A Parameter Inversion Framework For Computationally Expensive, Physically-Based Hydrologic Models Using Deep-Learning Methods
Presenter: Amanda Triplett P241
Co-Author(s): -
Advisor(s): Laura Condon
1Hydrology & Atmospheric Sciences
Inverse modeling has long been used in the field of hydrology to estimate causal parameters that are difficult to observe from their easier to measure effects. In this study, we aim to use a convolutional neural network (CNN) to predict the causal parameter hydraulic conductivity from the resulting water table depth. To achieve this, we create training images by running an ensemble which varies hydraulic conductivity to establish its relationship with water table depth. We use the physical groundwater-surface water model ParFlow to represent a domain across the majority of the contiguous United States. Next, a CNN uses water table depth, along with additional variables such as elevation, slope and long term recharge, to predict hydraulic conductivity. Finally, the CNN generated hydraulic conductivity fields are run through ParFlow and the resulting water table depth fields are compared to the originals. Our results show that we can reproduce hydraulic conductivity fields for various out of sample cases, as well as get excellent matches between the resulting water table depth fields.

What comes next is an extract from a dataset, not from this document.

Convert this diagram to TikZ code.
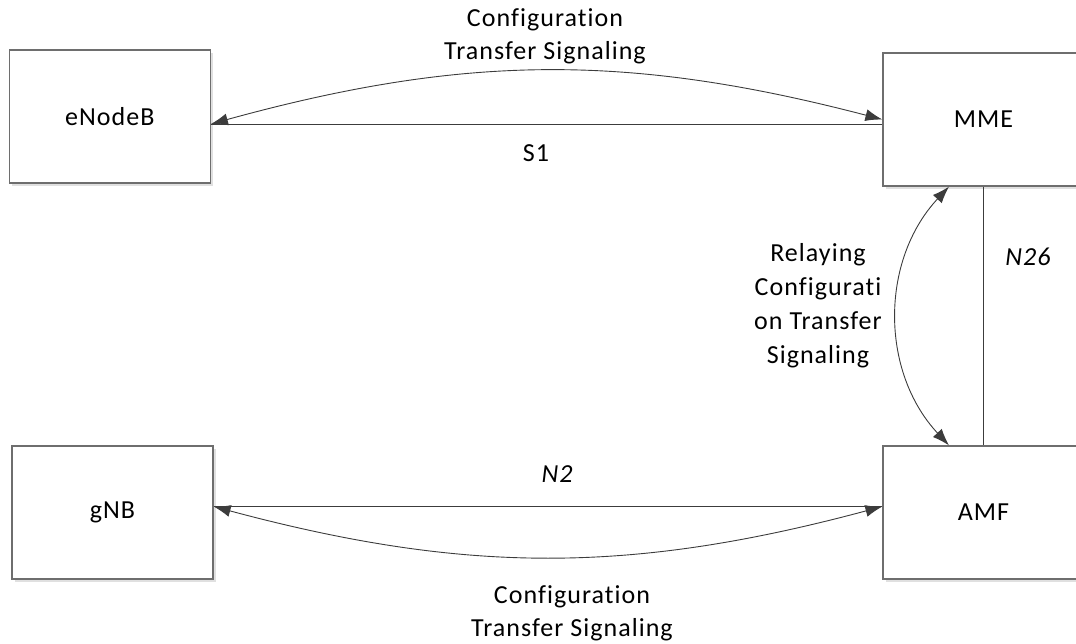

Additionally, the CNN accurately reflects physical relationships by its shifting of the hydraulic conductivity prediction according to increases and decreases in long term recharge. In this study we also use the model performance to address the strengths and limitations of this approach and when it should and should not be used. This framework outlines a powerful approach for parameter inversion which is especially impactful for computationally expensive physical hydrologic models like ParFlow, for which it is difficult to use traditional methods.